Box Turtle Care Sheet

Congratulations on your new box turtle. Box turtles have been known to live for 150 years. If you follow the advice given below, you will help yours to achieve a long and healthy life.

Your box turtle cannot live on lettuce. He is a meat eater. In nature he eats live and dead creatures (the whole animal). This gives him all of his nourishment. He will also eat various fruits and vegetables when he is in the mood to do so. In captivity, you must try to imitate his natural environment. His physical and psychological needs must be met. He cannot meet these needs in a fish aquarium. HE IS AN OUTDOOR TURTLE. Don’t stick him into an aquarium. This is CRUEL!

The following is a list of foods he should eat: canned dog food, dry dog food which has been softened by soaking in warm water, little bits of raw steak, snails, earthworms, mealworms and crickets. He may enjoy corn on the cob (raw), strawberries, tomatoes, melons, especially cantaloupe, peaches, apricots and sometimes they will nibble on lettuce. Leftover chicken and turkey, cooked, bones and all, should be offered also.

Box turtles need water to drink, to soak in, and to ‘eliminate waste’ in. He cannot swim, therefore, never put him in water too deep. A large clay or plastic flower pot saucer is suitable. He also needs a place to hide and to sleep which can be a nice big pile of dried leaves and grass clippings which have NEVER been exposed to insecticide or fertilizer. Or, you can build him a cozy wooden house (a dog house if fine) and add some leaves and grass clippings or even shredded newspaper. The turtle must feel secure at all times.

Once a week or so, put a drop or two of “Drop A Day” vitamins birds (or dogs or cats) by Geisler, in his water or on his food. This product is fat-soluble and will not get him all gummed up and it will ensure that he is getting enough Vitamin A which is vital for his health and prevents many illnesses.

Your box turtle may safely hibernate outdoors (unless of course, you live in North Dakota!!!) but he must never be in an area where it floods deeply. Instead of allowing him to dig face down into the mud and possibly drown, towards the end of summer, begin building up a high pile of dried grass clippings and leaves. You will find that your turtle will go into this area and not under it. A small wooden structure can also be provided, such as a dog house and this can be filled with clean grass clippings and leaves and shredded newspaper. If you do not have an area in your yard that does not flood, then you can put the box turtle into a box also filled with grass clippings, etc., moisten it and store him in your garage for the winter, making sure that the turtle remains MOIST. He will dehydrate quickly otherwise. Keep the box up off of the floor away from drafts and rats. Depending on the weather, box turtles usually hibernate from about the end of October until sometime in March. He will be sluggish upon awakening. Make sure that there is water available to him and in a few weeks he will be acting like his old self again.
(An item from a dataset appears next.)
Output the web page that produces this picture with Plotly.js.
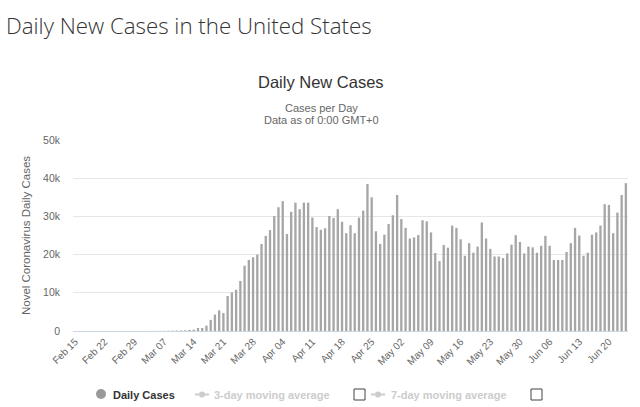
<!DOCTYPE html>
<html>
<head>
<meta charset="utf-8">
<script src="https://cdn.plot.ly/plotly-3.0.1.min.js"></script>
<style>
html, body { margin: 0; padding: 0; background: #ffffff; }
#chart { width: 640px; height: 407px; }
</style>
</head>
<body>
<div id="chart"></div>
<script>
// ---- data ----
const startDate = '2020-02-15';
const dailyCases = [
  0, 0, 0, 0, 0, 0, 1, 0, 0, 0, 0, 0, 3, 1, 6,
  8, 7, 14, 21, 30, 45, 40, 71, 95, 120, 154, 188,
  300, 350, 780, 790, 1400, 2900, 4300, 5400, 4700, 9150,
  10100, 10800, 13100, 17100, 18600, 19300, 20000, 22800, 24900, 26400,
  30100, 32400, 34000, 25400, 31200, 33600, 31900, 33600, 33600, 29700,
  27200, 26500, 26900, 30100, 29600, 31900, 28600, 25600, 27700, 25600,
  29700, 31500, 38500, 35000, 26100, 22800, 25200, 28000, 30300, 35600,
  29300, 27000, 24200, 24500, 25100, 29000, 28700, 25800, 20400, 18300,
  22500, 21800, 27600, 27000, 24000, 19700, 23000, 20500, 22100, 28400,
  24200, 21500, 19500, 19500, 19100, 20300, 22600, 25100, 23300, 20300,
  22100, 21900, 20500, 22300, 24900, 22300, 18600, 18600, 18600, 20700,
  23000, 27000, 25000, 19700, 20500, 25200, 25800, 27600, 33200, 33000,
  25600, 31000, 35600, 38700
];
const yTickVals = [0, 10000, 20000, 30000, 40000, 50000];
const yTickText = ['0', '10k', '20k', '30k', '40k', '50k'];
const pageTitle = 'Daily New Cases in the United States';
const chartTitle = 'Daily New Cases';
const chartSubtitle = ['Cases per Day', 'Data as of 0:00 GMT+0'];
const yAxisTitle = 'Novel Coronavirus Daily Cases';
const legendLabels = ['Daily Cases', '3-day moving average', '7-day moving average'];

// ---- derived categories ----
const dates = dailyCases.map((_, i) => {
  const d = new Date(startDate + 'T00:00:00Z');
  d.setUTCDate(d.getUTCDate() + i);
  return d.toISOString().slice(0, 10);
});

// ---- layout helpers (pixel -> paper) ----
const W = 640, H = 407;
const M = { l: 73, r: 12, t: 140, b: 76 };
const PW = W - M.l - M.r, PH = H - M.t - M.b;
const px = x => (x - M.l) / PW;
const py = y => (H - M.b - y) / PH;

const FONT = 'Liberation Sans, Arial, sans-serif';
const grey = '#cccccc';

const trace = {
  type: 'bar',
  x: dates,
  y: dailyCases,
  name: legendLabels[0],
  marker: { color: '#a6a6a6', line: { width: 0 } },
  hoverinfo: 'x+y'
};

const annotations = [
  { text: pageTitle, xref: 'paper', yref: 'paper', x: px(4), y: py(25), xanchor: 'left', yanchor: 'middle',
    showarrow: false, font: { family: 'Open Sans, sans-serif', size: 22.3, color: '#333333', weight: 300 } },
  { text: chartTitle, xref: 'paper', yref: 'paper', x: px(321), y: py(82), xanchor: 'center', yanchor: 'middle',
    showarrow: false, font: { family: FONT, size: 16.5, color: '#333333' } },
  { text: chartSubtitle[0], xref: 'paper', yref: 'paper', x: px(321), y: py(107.5), xanchor: 'center', yanchor: 'middle',
    showarrow: false, font: { family: FONT, size: 11, color: '#666666' } },
  { text: chartSubtitle[1], xref: 'paper', yref: 'paper', x: px(321), y: py(119.5), xanchor: 'center', yanchor: 'middle',
    showarrow: false, font: { family: FONT, size: 11, color: '#666666' } },
  // legend texts
  { text: legendLabels[0], xref: 'paper', yref: 'paper', x: px(111), y: py(394.5), xanchor: 'left', yanchor: 'middle',
    showarrow: false, font: { family: FONT, size: 11, color: '#333333', weight: 'bold' } },
  { text: legendLabels[1], xref: 'paper', yref: 'paper', x: px(212), y: py(394.5), xanchor: 'left', yanchor: 'middle',
    showarrow: false, font: { family: FONT, size: 11, color: grey, weight: 'bold' } },
  { text: legendLabels[2], xref: 'paper', yref: 'paper', x: px(389), y: py(394.5), xanchor: 'left', yanchor: 'middle',
    showarrow: false, font: { family: FONT, size: 11, color: grey, weight: 'bold' } }
];

const shapes = [
  // Daily cases symbol
  { type: 'circle', xref: 'paper', yref: 'paper', x0: px(96), x1: px(106), y0: py(399), y1: py(389),
    fillcolor: '#999999', line: { width: 0 } },
  // 3-day icon
  { type: 'line', xref: 'paper', yref: 'paper', x0: px(195), x1: px(209), y0: py(394.5), y1: py(394.5),
    line: { color: grey, width: 2 } },
  { type: 'circle', xref: 'paper', yref: 'paper', x0: px(199), x1: px(205), y0: py(397.5), y1: py(391.5),
    fillcolor: grey, line: { width: 0 } },
  // checkbox 1
  { type: 'rect', xref: 'paper', yref: 'paper', x0: px(354), x1: px(365), y0: py(400), y1: py(389),
    fillcolor: '#ffffff', line: { color: '#444444', width: 1 } },
  // 7-day icon
  { type: 'line', xref: 'paper', yref: 'paper', x0: px(371), x1: px(385), y0: py(394.5), y1: py(394.5),
    line: { color: grey, width: 2 } },
  { type: 'circle', xref: 'paper', yref: 'paper', x0: px(375), x1: px(381), y0: py(397.5), y1: py(391.5),
    fillcolor: grey, line: { width: 0 } },
  // checkbox 2
  { type: 'rect', xref: 'paper', yref: 'paper', x0: px(531), x1: px(542), y0: py(400), y1: py(389),
    fillcolor: '#ffffff', line: { color: '#444444', width: 1 } }
];

const layout = {
  width: W, height: H,
  margin: M,
  paper_bgcolor: '#ffffff',
  plot_bgcolor: '#ffffff',
  showlegend: false,
  bargap: 0.45,
  font: { family: FONT, color: '#666666' },
  xaxis: {
    type: 'date',
    range: ['2020-02-14 12:00', '2020-06-24 12:00'],
    tick0: startDate,
    dtick: 7 * 24 * 3600 * 1000,
    tickformat: '%b %d',
    tickangle: -45,
    tickfont: { family: FONT, size: 10, color: '#666666' },
    showgrid: false,
    showline: true,
    linecolor: '#ccd6eb',
    linewidth: 1,
    ticks: '',
    zeroline: false,
    fixedrange: true
  },
  yaxis: {
    range: [0, 50000],
    tickvals: yTickVals,
    ticktext: yTickText,
    tickfont: { family: FONT, size: 10.5, color: '#666666' },
    gridcolor: '#e6e6e6',
    gridwidth: 1,
    zeroline: false,
    showline: false,
    ticks: '',
    ticklabelstandoff: 12,
    fixedrange: true,
    title: { text: yAxisTitle, font: { family: FONT, size: 11.5, color: '#666666' }, standoff: 10 }
  },
  annotations: annotations,
  shapes: shapes
};

Plotly.newPlot('chart', [trace], layout, { displayModeBar: false, staticPlot: true });
</script>
</body>
</html>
If your box turtle develops a runny nose and swollen eyes, bring him indoors and keep him warm (86 degrees or more) constantly. NEVER ALLOW A TURTLE TO HIBERNATE IF HE IS INJURED OR SICK. Let him soak in warm water up to his nose with a few drops of the vitamins mentioned above in the water for an hour or even more a day. More in the summertime. Often, just the water therapy brings about a cure because the turtle is just dehydrated. If no improvement is seen in a week or two, consult a veterinarian or a person experienced in treating turtles and tortoises.

If you have to keep your box turtle awake all winter for whatever reason, be sure to keep him warm, give him lots of warm baths and keep him feeding. A Vita-Lite (sun substitute) is recommended for any turtle or tortoise which is NEVER allowed outdoors.

Please do not use snail bait anywhere in your yard. If you have a dog, please do not EVER leave it alone with the turtle. Dogs enjoy ‘playing’ with turtles and many times seriously injure them and even bury them. Raccoons and Possums also take their toll on our pets. Keep them safe. They are in your care now.